The problem today is not insufficient money, but too much money. The world is afloat in debt. Governments and their economic advisors in the post-war era have confused prosperity with the ability to spend. As long as we can buy big homes, new cars, fancy appliances, and the latest electronics, we are prosperous. Thus, at the first sign of a slowdown they have pumped more money into the economy, primarily by expanding consumer debt, to keep consumers spending and the nation “prosperous.” For over two decades now, US consumers have spent more than they earned. Clearly, this is not sustainable, and I fear we have now hit the credit wall.

The sub-prime crisis did not come about because the market system failed or because Democrats wanted to qualify low-income persons for home loans. The problem developed as money fled the stock market after the high-tech bubble burst, much of it going into real-estate, causing home prices to rise. Wanting to expand debt to maintain the appearance of prosperity, the government relaxed regulations were so that sub-prince lenders such as Countrywide and DiTech could encourage people with poor credit due to high credit card balances to consolidate their debt into one low payment by tapping into their home equity.

Thinking they had discovered manna from heaven, many of these high-risk borrowers then re-maxed their credit cards in the belief that in the future they could simply roll this new debt into their mortgages as home prices continued to rise. But, alas, the housing market also proved to be a bubble too, and when home prices fell these people were trapped with huge credit card debt, mortgage payments they could not afford, and negative equity in their homes.

The long-term solution this economic crisis is not to pump more money into the economy and further expand debt. Our government is acting like someone who has just maxed out all their credit cards and is feverishly filling out applications for new cards so they can keep spending to maintain their style of living. Somehow we have to get back to fundamentals: real prosperity depends on our wealth and not simply our ability to spend.

The consumer price index fell this month because oil prices have fallen sharply, but core inflation rose. In other words, lower oil prices are currently masking the underlying inflation taking place in our economy. We are now witnessing bail out mania in Washington: Congress is passing out hundreds of billions-no, make that trillions–of dollars to special interests, and no one is asking from whence the money will come. It cannot come from taxes; the American people-even the rich ones-don’t make enough money to pay that tax bill! If the government cannot get it from taxes, there are only two other possible sources: either borrow it or print it.

Will the Chinese lend us more money? I’m hoping they just hang on to the trillion plus dollars of our debt they now hold and don’t try to cash it in to stimulate their own economy. How about the Europeans or Japan? Their economies are in recession, too. We could ask our friends in OPEC, but with falling oil prices I doubt they are going to line up to loan us money. So that leaves only one option-we print it.
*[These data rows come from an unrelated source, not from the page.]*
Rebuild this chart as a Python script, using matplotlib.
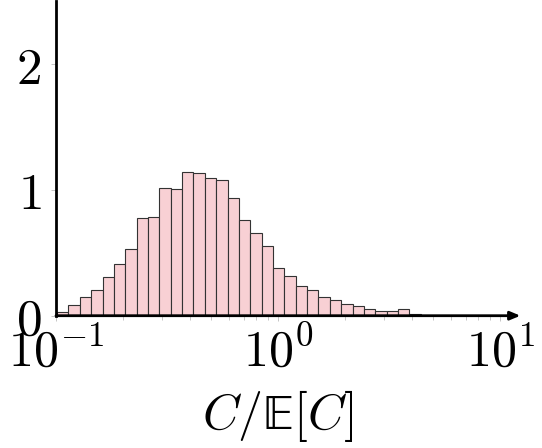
import numpy as np
import matplotlib
matplotlib.use("Agg")
import matplotlib.pyplot as plt

plt.rcParams['mathtext.fontset'] = 'cm'
plt.rcParams['font.family'] = 'serif'
plt.rcParams['font.serif'] = ['DejaVu Serif']

# Histogram (density): log-spaced bins
bin_log_lo = -0.995
bin_log_hi = 0.643
n_bins = 32
heights = [0.027, 0.082, 0.151, 0.204, 0.305, 0.414, 0.533, 0.775, 0.782, 1.013,
           1.011, 1.146, 1.138, 1.093, 1.077, 0.936, 0.764, 0.660, 0.554, 0.377,
           0.313, 0.239, 0.202, 0.146, 0.122, 0.090, 0.074, 0.053, 0.040, 0.040,
           0.050, 0.011]
xticks = [0.1, 1, 10]
xticklabels = [r'$10^{-1}$', r'$10^{0}$', r'$10^{1}$']
yticks = [0, 1, 2]
yticklabels = [r'$0$', r'$1$', r'$2$']

edges = np.logspace(bin_log_lo, bin_log_hi, n_bins + 1)

fig = plt.figure(figsize=(5.42, 4.48), dpi=100)
ax = fig.add_axes([0.1033, 0.2953, 0.8192, 0.7015])

ax.bar(edges[:-1], heights, width=np.diff(edges), align='edge',
       color='#f8d0d4', edgecolor='#333333', linewidth=0.8, zorder=2)

ax.set_xscale('log')
ax.set_xlim(0.1, 10)
ax.set_ylim(0, 2.5)

for s in ['top', 'right', 'bottom']:
    ax.spines[s].set_visible(False)
ax.spines['left'].set_linewidth(2.0)
ax.spines['left'].set_color('black')

# x-axis line with arrow, extending beyond xmax
ax.annotate('', xy=(1.046, 0), xytext=(0, 0), xycoords='axes fraction',
            textcoords='axes fraction',
            arrowprops=dict(arrowstyle='-|>,head_length=0.6,head_width=0.25',
                            color='black', lw=2.0, shrinkA=0, shrinkB=0),
            annotation_clip=False, zorder=5)

ax.set_xticks(xticks)
ax.set_xticklabels(xticklabels)
ax.set_yticks(yticks)
ax.set_yticklabels(yticklabels)

ax.tick_params(axis='x', which='both', direction='out', length=3.5, width=0.6,
               color='#bbbbbb', labelsize=36, pad=5)
ax.tick_params(axis='x', which='minor', length=3, labelbottom=False)
ax.tick_params(axis='y', direction='out', length=3.5, width=0.6,
               color='#bbbbbb', labelsize=37, pad=7)

ax.set_xlabel('$C/\\mathrm{\U0001D53C}[C]$', fontsize=36, labelpad=8)

fig.savefig('out.png', dpi=100)
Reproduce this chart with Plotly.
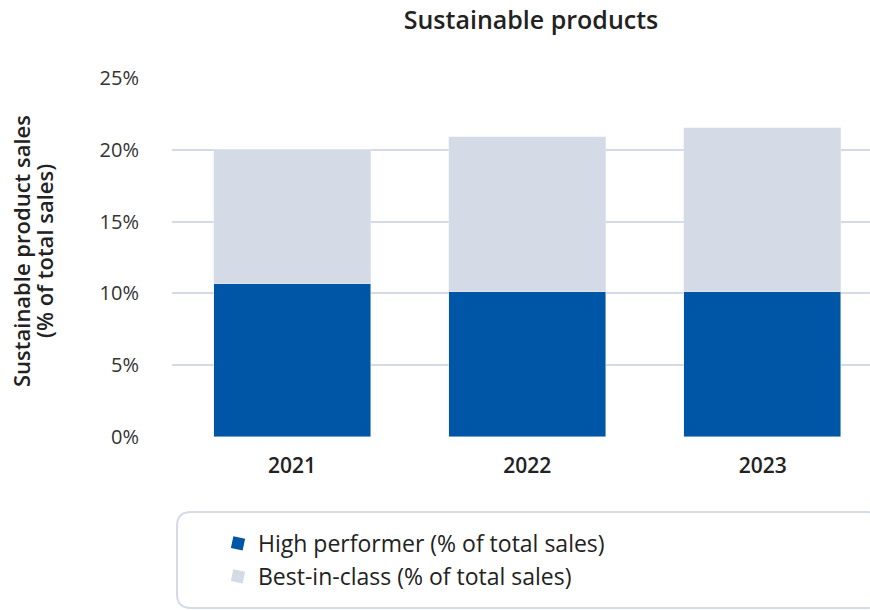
import plotly.graph_objects as go

# Sustainable product sales, share of total sales (%)
years = ["2021", "2022", "2023"]
high_performer = [10.65, 10.1, 10.1]
best_in_class = [9.35, 10.8, 11.4]
y_ticks = [0, 5, 10, 15, 20, 25]
y_tick_labels = ["0%", "5%", "10%", "15%", "20%", "25%"]
y_title_lines = ["Sustainable product sales", "(% of total sales)"]

DARK = "#0056a6"
LIGHT = "#d5dbe6"
FONT = "'Open Sans', sans-serif"

W, H = 870, 610
L, R, T, B = 172, 0, 78, 173

fig = go.Figure()
x_idx = list(range(len(years)))
fig.add_trace(go.Bar(x=x_idx, y=high_performer, marker_color=DARK, width=0.667,
                     showlegend=False, hoverinfo="y"))
fig.add_trace(go.Bar(x=x_idx, y=best_in_class, marker_color=LIGHT, width=0.667,
                     showlegend=False, hoverinfo="y"))

# legend entries with tilted square swatches
fig.add_trace(go.Scatter(x=[None], y=[None], mode="markers", name="High performer (% of total sales)",
                         legendgroup="hp",
                         marker=dict(symbol="square", size=18, color=DARK, angle=12)))
fig.add_trace(go.Scatter(x=[None], y=[None], mode="markers", name="Best-in-class (% of total sales)",
                         legendgroup="bic",
                         marker=dict(symbol="square", size=18, color=LIGHT, angle=12)))

pw = W - L - R
ph = H - T - B

def px_x(px):
    return (px - L) / pw

def px_y(py):
    return (H - B - py) / ph

# rounded legend frame
x0, x1, y0, y1, r = 177, 880, 512, 608, 14
path = (f"M {x0 + r},{y0} L {x1 - r},{y0} Q {x1},{y0} {x1},{y0 + r} L {x1},{y1 - r} "
        f"Q {x1},{y1} {x1 - r},{y1} L {x0 + r},{y1} Q {x0},{y1} {x0},{y1 - r} "
        f"L {x0},{y0 + r} Q {x0},{y0} {x0 + r},{y0} Z")

def conv(path):
    out = []
    for tok in path.split(" "):
        if "," in tok:
            a, b = tok.split(",")
            out.append(f"{px_x(float(a)):.5f},{px_y(float(b)):.5f}")
        else:
            out.append(tok)
    return " ".join(out)

fig.add_shape(type="path", xref="paper", yref="paper", path=conv(path),
              line=dict(color=LIGHT, width=2), fillcolor="rgba(0,0,0,0)", layer="below")

# two-line rotated y-axis title, set with tight line spacing
for i, line in enumerate(y_title_lines):
    fig.add_annotation(text=line, xref="paper", yref="paper", x=px_x(21 + 23 * i), y=px_y(251),
                       xanchor="center", yanchor="middle", textangle=-90, showarrow=False,
                       font=dict(family=FONT, size=22, color="#222222", weight=600))

fig.update_layout(
    width=W, height=H,
    margin=dict(l=L, r=R, t=T, b=B),
    barmode="stack",
    bargap=0,
    plot_bgcolor="white", paper_bgcolor="white",
    font=dict(family=FONT, size=20, color="#333333"),
    title=dict(text="Sustainable products", x=px_x(531), xref="paper", xanchor="center",
               y=1 - 20 / H, yanchor="middle",
               font=dict(family=FONT, size=25, color="#222222", weight=600)),
    xaxis=dict(range=[-0.51, 2.456], tickvals=x_idx, ticktext=years, showgrid=False,
               zeroline=False, showline=False, ticks="", ticklabelstandoff=14,
               tickfont=dict(size=21, color="#222222", weight=600)),
    yaxis=dict(range=[0, 25], tickvals=y_ticks, ticktext=y_tick_labels,
               showgrid=True, gridcolor=LIGHT, gridwidth=2, zeroline=False,
               ticks="", ticklabelstandoff=32, layer="below traces",
               tickfont=dict(size=20, color="#333333")),
    legend=dict(x=px_x(218), y=px_y(522), xanchor="left", yanchor="top",
                bgcolor="rgba(0,0,0,0)", font=dict(size=23, color="#222222"),
                itemsizing="constant", tracegroupgap=11, traceorder="normal"),
    showlegend=True,
)

fig.write_html("out.html")
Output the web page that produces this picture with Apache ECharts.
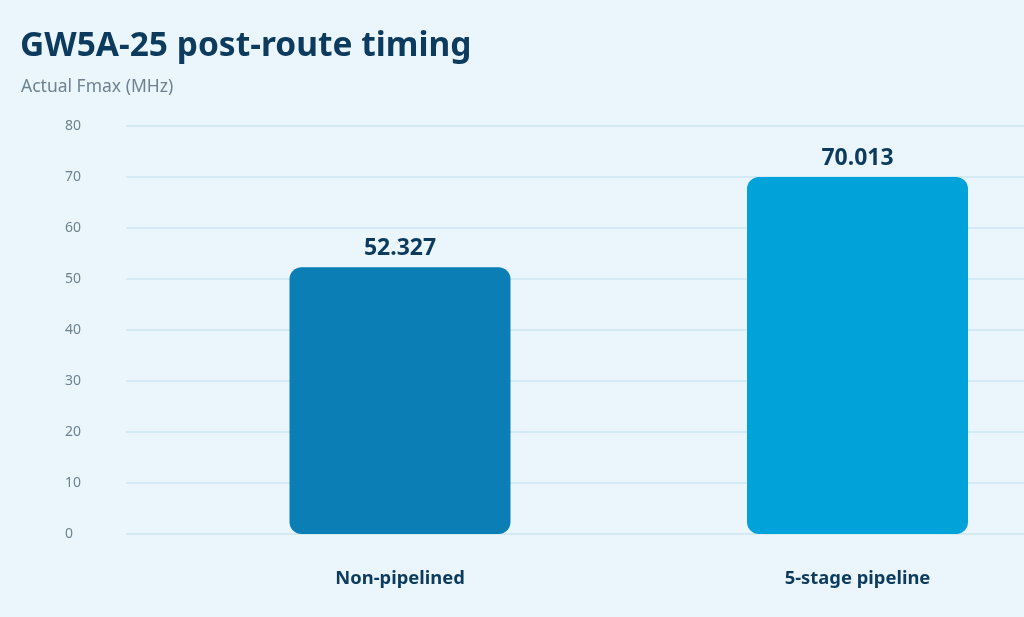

I don’t want to sound like some alarmist nut-case, and I don’t want to scare anyone. But I am concerned that we could possibly see hyper-inflation, similar to what the Germans experienced after WWI. If that happens, the entire global financial structure-which is built on the US dollar-will collapse. Many economists are predicting deflation as consumers cut back on spending and industrial output slows down. We probably will see some falling prices in the initial phases of this recession, but I think the eventual impact of these massive government bailouts will be more money chasing fewer goods, which means inflation and probably the end of the US dollar as the de facto global currency.